■ **WHAT IS REQUIRED**: Return the material exactly, first line through the line containing "0.94, 0.92, 0.86]", and nothing more. Pictures stay out.
-- start of EXERCISE MATERIALS --
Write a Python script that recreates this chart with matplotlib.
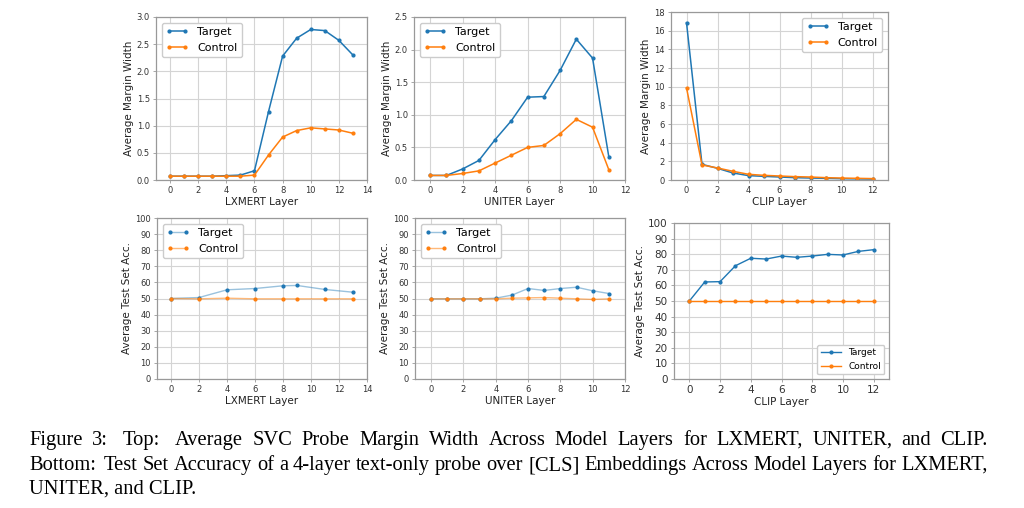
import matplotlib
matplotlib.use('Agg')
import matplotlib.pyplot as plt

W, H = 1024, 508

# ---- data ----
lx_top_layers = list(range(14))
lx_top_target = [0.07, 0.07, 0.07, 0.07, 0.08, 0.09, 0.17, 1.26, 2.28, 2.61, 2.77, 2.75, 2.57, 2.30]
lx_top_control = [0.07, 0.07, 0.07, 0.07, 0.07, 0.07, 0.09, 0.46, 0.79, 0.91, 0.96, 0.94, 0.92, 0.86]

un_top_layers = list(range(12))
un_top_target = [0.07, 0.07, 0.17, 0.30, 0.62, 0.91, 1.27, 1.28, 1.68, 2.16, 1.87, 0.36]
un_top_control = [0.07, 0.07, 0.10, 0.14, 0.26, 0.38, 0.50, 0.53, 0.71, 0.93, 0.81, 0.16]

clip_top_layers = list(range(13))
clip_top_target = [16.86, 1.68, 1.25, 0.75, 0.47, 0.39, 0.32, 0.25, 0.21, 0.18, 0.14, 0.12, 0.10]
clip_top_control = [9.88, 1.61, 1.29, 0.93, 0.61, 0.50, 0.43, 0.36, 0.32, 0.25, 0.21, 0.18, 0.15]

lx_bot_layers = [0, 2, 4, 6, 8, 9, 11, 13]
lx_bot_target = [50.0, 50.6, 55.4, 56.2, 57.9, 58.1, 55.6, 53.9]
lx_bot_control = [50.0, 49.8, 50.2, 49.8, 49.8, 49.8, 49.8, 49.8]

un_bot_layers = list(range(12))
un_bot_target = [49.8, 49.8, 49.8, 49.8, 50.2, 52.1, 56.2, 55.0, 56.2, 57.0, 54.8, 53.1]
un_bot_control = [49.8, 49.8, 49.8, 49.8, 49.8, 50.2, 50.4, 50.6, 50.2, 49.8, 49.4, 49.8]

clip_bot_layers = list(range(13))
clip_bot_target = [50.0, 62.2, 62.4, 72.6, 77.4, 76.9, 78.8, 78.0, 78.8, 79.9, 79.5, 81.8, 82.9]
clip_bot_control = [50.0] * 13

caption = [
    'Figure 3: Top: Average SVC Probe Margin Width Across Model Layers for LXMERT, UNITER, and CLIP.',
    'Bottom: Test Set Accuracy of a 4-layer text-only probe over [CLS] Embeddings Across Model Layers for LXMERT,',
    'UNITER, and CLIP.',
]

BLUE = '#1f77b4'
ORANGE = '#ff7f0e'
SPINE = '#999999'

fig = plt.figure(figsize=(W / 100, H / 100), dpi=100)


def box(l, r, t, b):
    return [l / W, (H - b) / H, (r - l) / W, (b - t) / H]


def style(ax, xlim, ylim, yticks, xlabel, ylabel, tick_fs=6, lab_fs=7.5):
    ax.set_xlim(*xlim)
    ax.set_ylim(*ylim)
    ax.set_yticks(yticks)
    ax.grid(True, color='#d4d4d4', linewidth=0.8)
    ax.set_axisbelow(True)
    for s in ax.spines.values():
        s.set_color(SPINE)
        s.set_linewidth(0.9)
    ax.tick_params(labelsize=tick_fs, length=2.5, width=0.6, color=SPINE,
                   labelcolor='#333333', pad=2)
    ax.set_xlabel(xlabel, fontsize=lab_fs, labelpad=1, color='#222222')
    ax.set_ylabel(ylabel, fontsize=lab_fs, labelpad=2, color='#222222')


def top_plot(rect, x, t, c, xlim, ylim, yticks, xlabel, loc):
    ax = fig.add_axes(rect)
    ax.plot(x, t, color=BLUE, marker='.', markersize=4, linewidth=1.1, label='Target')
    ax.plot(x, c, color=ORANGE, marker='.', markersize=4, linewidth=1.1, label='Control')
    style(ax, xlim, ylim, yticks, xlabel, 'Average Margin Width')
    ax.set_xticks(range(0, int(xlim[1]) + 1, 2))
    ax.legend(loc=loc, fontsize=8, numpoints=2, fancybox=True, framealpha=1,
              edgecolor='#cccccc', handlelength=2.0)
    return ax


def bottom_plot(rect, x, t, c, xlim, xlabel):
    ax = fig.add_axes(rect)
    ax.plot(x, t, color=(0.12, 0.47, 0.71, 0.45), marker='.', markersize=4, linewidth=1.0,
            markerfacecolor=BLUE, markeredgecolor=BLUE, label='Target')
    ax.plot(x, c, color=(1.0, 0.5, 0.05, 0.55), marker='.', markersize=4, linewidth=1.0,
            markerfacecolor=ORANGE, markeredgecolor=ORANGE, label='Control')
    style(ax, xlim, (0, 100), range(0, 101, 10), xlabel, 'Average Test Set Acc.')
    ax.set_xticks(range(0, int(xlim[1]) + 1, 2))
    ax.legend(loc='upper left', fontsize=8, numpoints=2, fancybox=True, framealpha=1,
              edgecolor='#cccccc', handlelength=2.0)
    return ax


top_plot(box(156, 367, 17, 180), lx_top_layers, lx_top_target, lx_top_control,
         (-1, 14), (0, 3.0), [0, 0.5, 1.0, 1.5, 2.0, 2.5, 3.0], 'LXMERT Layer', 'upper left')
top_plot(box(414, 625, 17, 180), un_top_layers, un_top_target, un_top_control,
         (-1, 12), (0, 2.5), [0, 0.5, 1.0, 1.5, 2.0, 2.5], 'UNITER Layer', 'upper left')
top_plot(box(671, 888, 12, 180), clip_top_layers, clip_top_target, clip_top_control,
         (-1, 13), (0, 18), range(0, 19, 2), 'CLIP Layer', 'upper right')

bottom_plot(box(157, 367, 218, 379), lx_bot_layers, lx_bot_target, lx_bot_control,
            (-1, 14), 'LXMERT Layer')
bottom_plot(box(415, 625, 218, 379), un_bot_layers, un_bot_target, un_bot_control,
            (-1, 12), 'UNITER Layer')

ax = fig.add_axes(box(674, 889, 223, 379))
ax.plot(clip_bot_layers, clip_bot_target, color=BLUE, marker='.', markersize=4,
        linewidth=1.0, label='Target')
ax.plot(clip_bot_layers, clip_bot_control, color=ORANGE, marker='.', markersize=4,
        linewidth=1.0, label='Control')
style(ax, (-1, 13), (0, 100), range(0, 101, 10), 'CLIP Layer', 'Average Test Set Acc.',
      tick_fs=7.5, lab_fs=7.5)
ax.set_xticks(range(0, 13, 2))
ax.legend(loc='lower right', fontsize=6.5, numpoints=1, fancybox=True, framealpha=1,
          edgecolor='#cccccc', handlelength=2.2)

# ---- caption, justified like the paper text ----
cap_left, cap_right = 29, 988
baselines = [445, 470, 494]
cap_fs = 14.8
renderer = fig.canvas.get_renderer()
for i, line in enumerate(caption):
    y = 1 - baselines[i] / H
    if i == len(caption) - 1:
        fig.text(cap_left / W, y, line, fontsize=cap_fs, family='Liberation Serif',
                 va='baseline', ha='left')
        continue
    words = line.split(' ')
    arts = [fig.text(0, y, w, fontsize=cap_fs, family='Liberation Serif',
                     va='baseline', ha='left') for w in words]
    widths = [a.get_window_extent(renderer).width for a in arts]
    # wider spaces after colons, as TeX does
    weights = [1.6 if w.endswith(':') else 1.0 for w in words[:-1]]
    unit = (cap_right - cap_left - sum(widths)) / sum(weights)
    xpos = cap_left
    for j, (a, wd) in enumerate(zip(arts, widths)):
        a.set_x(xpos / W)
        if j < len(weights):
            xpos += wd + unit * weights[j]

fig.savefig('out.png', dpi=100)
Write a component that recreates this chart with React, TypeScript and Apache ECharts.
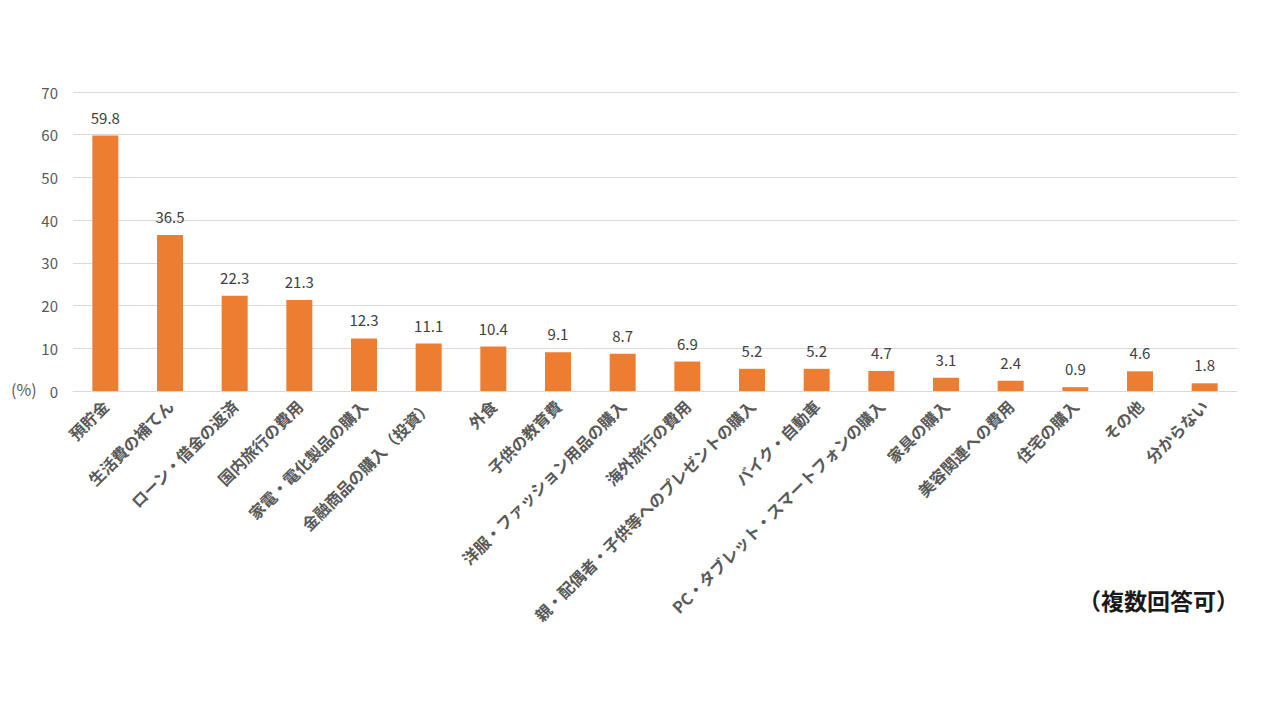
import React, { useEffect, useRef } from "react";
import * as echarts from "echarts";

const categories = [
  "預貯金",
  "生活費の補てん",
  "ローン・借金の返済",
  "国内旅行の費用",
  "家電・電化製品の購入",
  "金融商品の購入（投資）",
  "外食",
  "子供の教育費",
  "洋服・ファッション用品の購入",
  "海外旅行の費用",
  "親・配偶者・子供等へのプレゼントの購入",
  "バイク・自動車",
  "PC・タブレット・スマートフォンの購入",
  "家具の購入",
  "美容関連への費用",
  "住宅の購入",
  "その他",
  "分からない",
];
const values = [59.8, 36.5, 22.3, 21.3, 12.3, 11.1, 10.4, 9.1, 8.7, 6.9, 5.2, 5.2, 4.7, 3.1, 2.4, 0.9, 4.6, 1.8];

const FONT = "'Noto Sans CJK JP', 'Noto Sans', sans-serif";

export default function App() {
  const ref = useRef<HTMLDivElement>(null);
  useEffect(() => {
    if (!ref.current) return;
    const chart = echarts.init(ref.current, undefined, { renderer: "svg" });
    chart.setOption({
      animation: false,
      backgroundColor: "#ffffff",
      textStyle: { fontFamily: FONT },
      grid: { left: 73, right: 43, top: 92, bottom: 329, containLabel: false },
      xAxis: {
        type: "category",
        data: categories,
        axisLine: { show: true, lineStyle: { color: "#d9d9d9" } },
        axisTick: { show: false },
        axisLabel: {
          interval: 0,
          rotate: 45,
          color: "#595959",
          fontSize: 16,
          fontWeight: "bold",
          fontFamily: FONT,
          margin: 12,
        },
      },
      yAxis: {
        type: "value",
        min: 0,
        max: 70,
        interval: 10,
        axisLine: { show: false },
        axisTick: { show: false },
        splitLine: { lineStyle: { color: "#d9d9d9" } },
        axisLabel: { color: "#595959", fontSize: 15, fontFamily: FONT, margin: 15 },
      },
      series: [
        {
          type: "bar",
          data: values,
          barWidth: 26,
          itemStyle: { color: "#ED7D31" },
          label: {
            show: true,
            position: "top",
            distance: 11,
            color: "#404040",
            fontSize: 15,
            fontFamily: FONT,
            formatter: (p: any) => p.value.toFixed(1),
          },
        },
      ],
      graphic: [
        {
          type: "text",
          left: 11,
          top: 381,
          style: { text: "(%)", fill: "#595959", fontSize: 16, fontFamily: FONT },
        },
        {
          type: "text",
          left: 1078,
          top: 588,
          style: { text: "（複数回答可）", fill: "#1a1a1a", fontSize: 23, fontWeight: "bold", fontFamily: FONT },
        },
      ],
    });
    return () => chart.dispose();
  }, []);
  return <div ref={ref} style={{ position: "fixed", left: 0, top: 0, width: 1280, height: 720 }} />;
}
-- end of EXERCISE MATERIALS --
■ **SOLUTION BELOW**:
Write a Python script that recreates this chart with matplotlib.
import matplotlib
matplotlib.use('Agg')
import matplotlib.pyplot as plt

W, H = 1024, 508

# ---- data ----
lx_top_layers = list(range(14))
lx_top_target = [0.07, 0.07, 0.07, 0.07, 0.08, 0.09, 0.17, 1.26, 2.28, 2.61, 2.77, 2.75, 2.57, 2.30]
lx_top_control = [0.07, 0.07, 0.07, 0.07, 0.07, 0.07, 0.09, 0.46, 0.79, 0.91, 0.96, 0.94, 0.92, 0.86]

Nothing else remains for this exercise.